By incorporating the supports into the single blank, material otherwise stripped away for waste has been utilised, optimising the board usage and reducing overall cost.
The packing operators have also seen benefits in using the integral fitments, removing the need and time to locate and reconcile separate inventory items.
Application of the product often requires protected storage of partially used reels and the top opening, reclosable case with its core supports provides this and also enables the reel to be easily unloaded and reloaded without damage.
This innovative design has increased packing speeds, reduced storage space and inventory and has optimised space utilisation in the unitised transit loads adopted by SP Systems. With the high product value of individual shipments, the elimination of transit damage has been a major benefit.
Closure security is invaluable and a new fastener from Bampton Packaging, no more than 1in high, has been designed for closed-loop transit situations.

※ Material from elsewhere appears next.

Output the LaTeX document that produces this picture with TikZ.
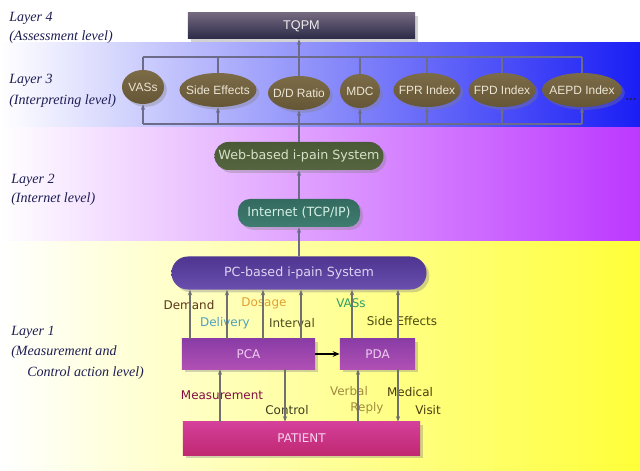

LOCK-SERT is a simple device that has been designed to reduce costs, minimise the impact on the environment and increase flexibility and security. A quarter turn fully locks or unlocks the device and its ingenious design means that the locking shaft is withdrawn into a timber frame when not in use.
Locking and unlocking is achieved by using a tool that can be unique to every customer. A standard-headed version is also available, operated either with an Allen key or screwdriver.
Bampton Packaging managing director Mike Brown believes LOCK-SERT will be particularly effective in the returnable transit-packaging arena.
“It allows packages to be bought in easy-to-assemble modular panels of timber and plywood made from sustainable sources so the size and shape can be determined in a variety of ways an infinite number of times,” he says.
“A damaged panel or component can be replaced, even when the case is loaded in some instances so the package is quickly ready for use again. Interchangeable internal fitments, based on the same concept, add to the system’s versatility, making reconfigur-ation of any package a simple and fast operation.
“On return journeys, the side and end panels can be bulk stored within a fully assembled container, eliminating the need to transport volumes of fresh air in empty cases.”
Demands on transit packaging have never been greater. In addition to the constraints of economics and performance, there is the need to minimise its effect upon the environment. The world around us is changing and we must change with it.
Changing the type of thickness of stretchfilm to wrap pallets has enabled Antalis Packaging – the successor to Wiggins Teape – to save customers such as Friskies up to 25%.
“The use of plastics in particular has increased across many applications due to raw material improvements which have given a better yield,” says Antalis marketing services manager Emma Bastock.
“After conducting site audits we have been able to show our customers considerable unit cost savings relating to stretchfilm.
“This trend of cost, rather than price, is definitely gathering momentum in the purchase of secondary packaging materials.
“Buyers are switching on to the concept that the cheapest price does not always deliver the most secure pack at the lowest unit cost.
“Another driving force of cost has been the enforcement of the packag-ing waste regulations across the industry.
“We are now seeing both corrugated and plastics users looking for optimisation of product use – lamina-ted/bespoke board and yield tests on film performance.
“The market in plastics has grown at about 5% every year as a result of a more convenience-led lifestyle. Plastics has benefited from this growth area through adapting product applications such as carry handles for multipacks of drinks.
“The corrugated sector has now begun to respond to this consumer demand shift by offering point of sale products such as corrugated six-pack drink carriers and high quality point-of-sale printed product.
“We foresee shrinkage in the use of traditional materials such as tissue and greaseproof paper as these are being replaced by plastics.”